Asynchronous Outputs

Also recall that asynchronous outputs copy memory because they populate buffers of a different type than any of the inputs of the same component. There are two factors that cause an output to be asynchronous:

The output creates data for a new buffer type. For example, the aggregate might release data from its outputs that doesn't remotely resemble the data on any of its inputs.
The output does not release data at the same rate or in the same order as it appears on its associated input. For example, the Sort transform output buffers have the same metadata, but the inbound rows are all retained until the last one and then the sorted output is released from the transform.

Execution Tree Definitions

Depending on whom you ask, you'll get different definitions of what constitutes an execution tree because there is a lot of confusion about it and an individual must have a pretty good understanding of the Data Flow Task internals to understand the definition. You now have all the information you need to understand what an execution tree is.

An execution tree is a section of data flow starting from an asynchronous output and terminating at inputs on transforms that have no synchronous outputs. Some examples might help to clarify the concept.

Source Derived Column Data Conversion Sort Destination

Ignoring error outputs, the preceding data flow has two execution trees. Sources are always asynchronous because there is no input for the output. The Derived Column has synchronous outputs as well as the Data Conversion transform. However the Sort has asynchronous outputs and, so, the first execution tree starts at the Source output and ends at the Sort input. The second execution tree starts at the Sort output and ends at the Destination.

Here's another example:

Source1->Sort1 \                               |---> Merge ->Aggregate->Destination Source2->Sort2 /

In the preceding data flow, there are exactly six execution trees.

Source1 Output Sort1 Input
Sort2 Input
Merge Input
Merge Input
Aggregate Input
Destination

Another way to think about execution trees is what they share in common. With the exception of those including sources, which have their own dedicated thread, transforms on the same execution tree share the same execution thread. They also share the same buffer type. However, as you'll soon discover, all the columns on a buffer are not always visible to all transforms on the same execution tree.

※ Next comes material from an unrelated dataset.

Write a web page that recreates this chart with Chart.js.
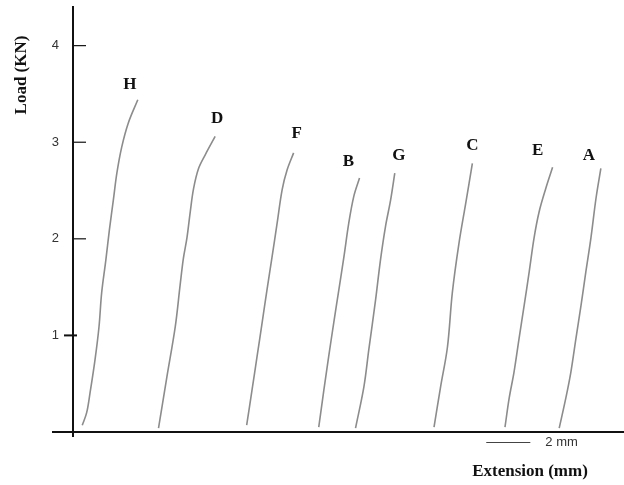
<!DOCTYPE html>
<html>
<head>
<meta charset="utf-8">
<script src="https://cdn.jsdelivr.net/npm/chart.js@4"></script>
<style>
  html, body { margin: 0; padding: 0; background: #fff; }
  #wrap { width: 624px; height: 485px; }
</style>
</head>
<body>
<div id="wrap"><canvas id="loadChart"></canvas></div>
<script>
// curve names and readings: extension (mm) vs load (KN)
const curveNames = ['H', 'D', 'F', 'B', 'G', 'C', 'E', 'A'];

const extH = [0.42, 0.62, 0.77, 1.00, 1.18, 1.30, 1.49, 1.65, 1.83, 1.99, 2.21, 2.51, 2.94];
const loadH = [0.07, 0.20, 0.40, 0.75, 1.09, 1.44, 1.78, 2.09, 2.40, 2.68, 2.95, 3.20, 3.44];

const extD = [3.88, 4.26, 4.64, 4.86, 5.01, 5.17, 5.32, 5.47, 5.70, 6.00, 6.45];
const loadD = [0.04, 0.57, 1.09, 1.52, 1.80, 2.01, 2.28, 2.52, 2.73, 2.87, 3.06];

const extF = [7.88, 8.12, 8.35, 8.58, 8.80, 9.03, 9.26, 9.49, 9.71, 10.01];
const loadF = [0.07, 0.43, 0.78, 1.13, 1.47, 1.81, 2.16, 2.51, 2.71, 2.89];

const extB = [11.15, 11.38, 11.60, 11.83, 12.06, 12.29, 12.51, 12.74, 13.00];
const loadB = [0.05, 0.43, 0.78, 1.13, 1.47, 1.81, 2.16, 2.44, 2.63];

const extG = [12.82, 13.20, 13.42, 13.73, 13.95, 14.18, 14.41, 14.60];
const loadG = [0.04, 0.47, 0.85, 1.37, 1.78, 2.13, 2.40, 2.68];

const extC = [16.38, 16.68, 16.99, 17.21, 17.51, 17.82, 18.12];
const loadC = [0.05, 0.47, 0.88, 1.44, 1.95, 2.37, 2.78];

const extE = [19.60, 19.79, 20.01, 20.24, 20.47, 20.70, 20.92, 21.15, 21.45, 21.76];
const loadE = [0.05, 0.35, 0.62, 0.97, 1.31, 1.66, 2.01, 2.28, 2.52, 2.74];

const extA = [22.06, 22.36, 22.59, 22.82, 23.05, 23.27, 23.50, 23.73, 23.95];
const loadA = [0.04, 0.35, 0.62, 0.97, 1.31, 1.66, 2.01, 2.42, 2.73];

const yTicks = [1, 2, 3, 4];
const scaleBarMm = 2;

const extensions = [extH, extD, extF, extB, extG, extC, extE, extA];
const loads = [loadH, loadD, loadF, loadB, loadG, loadC, loadE, loadA];

const serif = '"Liberation Serif", "DejaVu Serif", serif';
const sans = '"Liberation Sans", Arial, sans-serif';

// label offsets from each curve's top point
const labelShift = {
  H: [-8, -15], D: [2, -18], F: [3, -19], B: [-11, -16],
  G: [4, -18], C: [0, -18], E: [-15, -17], A: [-12, -13]
};

const decorations = {
  id: 'decorations',
  afterDraw(chart) {
    const ctx = chart.ctx;
    const xs = chart.scales.x;
    const ys = chart.scales.y;
    const x0 = xs.getPixelForValue(0);
    const y0 = ys.getPixelForValue(0);

    ctx.save();
    // axis overhangs
    ctx.strokeStyle = '#111';
    ctx.lineWidth = 2;
    ctx.beginPath();
    ctx.moveTo(52, y0); ctx.lineTo(x0, y0);
    ctx.moveTo(x0, y0); ctx.lineTo(x0, y0 + 5);
    ctx.stroke();

    // tick marks
    yTicks.forEach(function (v) {
      const py = ys.getPixelForValue(v);
      ctx.beginPath();
      if (v === 1) { ctx.moveTo(x0 - 9, py); ctx.lineTo(x0 + 4, py); }
      else { ctx.lineWidth = 1.2; ctx.moveTo(x0, py); ctx.lineTo(x0 + 13, py); }
      ctx.stroke();
      ctx.lineWidth = 2;
    });

    // curve labels
    ctx.fillStyle = '#111';
    ctx.font = 'bold 17px ' + serif;
    ctx.textAlign = 'center';
    ctx.textBaseline = 'middle';
    chart.data.datasets.forEach(function (ds) {
      const last = ds.data[ds.data.length - 1];
      const s = labelShift[ds.label] || [0, -17];
      ctx.fillText(ds.label, xs.getPixelForValue(last.x) + s[0], ys.getPixelForValue(last.y) + s[1]);
    });

    // scale bar
    const barStart = xs.getPixelForValue(18.75);
    const barEnd = xs.getPixelForValue(18.75 + scaleBarMm);
    ctx.strokeStyle = '#444';
    ctx.lineWidth = 1;
    ctx.beginPath();
    ctx.moveTo(barStart, 442.5); ctx.lineTo(barEnd, 442.5);
    ctx.stroke();
    ctx.font = '13px ' + sans;
    ctx.fillStyle = '#333';
    ctx.textAlign = 'left';
    ctx.fillText(scaleBarMm + ' mm', barEnd + 15, 442);

    // axis titles
    ctx.fillStyle = '#111';
    ctx.font = 'bold 17px ' + serif;
    ctx.textAlign = 'center';
    ctx.fillText('Extension (mm)', 530, 472);
    ctx.translate(22, 75);
    ctx.rotate(-Math.PI / 2);
    ctx.fillText('Load (KN)', 0, 0);
    ctx.restore();
  }
};

new Chart(document.getElementById('loadChart'), {
  type: 'line',
  data: {
    datasets: curveNames.map(function (name, i) {
      return {
        label: name,
        data: extensions[i].map(function (x, j) { return { x: x, y: loads[i][j] }; }),
        borderColor: '#8c8c8c',
        borderWidth: 1.6,
        pointRadius: 0,
        tension: 0.35,
        fill: false
      };
    })
  },
  options: {
    responsive: true,
    maintainAspectRatio: false,
    animation: false,
    layout: { padding: { top: 7, right: 0, left: 0, bottom: 0 } },
    plugins: { legend: { display: false }, tooltip: { enabled: false } },
    scales: {
      x: {
        type: 'linear',
        min: 0,
        max: 25,
        grid: { display: false, drawTicks: false },
        ticks: { display: false },
        border: { display: true, color: '#111', width: 2 },
        afterFit: function (s) { s.height = 53; s.paddingLeft = 0; s.paddingRight = 0; }
      },
      y: {
        type: 'linear',
        min: 0,
        max: 4.4,
        grid: { display: false, drawTicks: false },
        border: { display: true, color: '#111', width: 2 },
        ticks: {
          stepSize: 1,
          padding: 14,
          color: '#333',
          font: { size: 13, family: sans },
          callback: function (v) { return yTicks.indexOf(v) >= 0 ? String(v) : ''; }
        },
        afterFit: function (s) { s.width = 73; s.paddingTop = 0; s.paddingBottom = 0; }
      }
    }
  },
  plugins: [decorations]
});
</script>
</body>
</html>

So, why does it matter? Why all this energy to describe execution trees? As it turns out, execution trees are an important concept to understand when tuning data flows. Execution trees are revisited later in this chapter in the "Turnkey Settings for Speedup" section.

Engine Threads

Engine threads are almost synonymous with execution trees. In the data flow shown previously, there are six threads, plus one thread that the runtime provides to the Data Flow Task. Remember that source threads block, so they are exclusively dedicated to the processing of sources. There is generally one thread for every execution tree. The formula for estimating threads needed for a given data flow is as follows:

number of threads = sources + execution trees

Understanding the threading is helpful when tuning data flows to more fully utilize a machine's available resources.

That's a quick primer on the Data Flow Task internals. There is a lot more, of course. This discussion just scratched the surface. You could write a whole book just about the Data Flow Task and someone probably will. However, what is covered here should be sufficient to understand the following discussions about how to tune your data flows.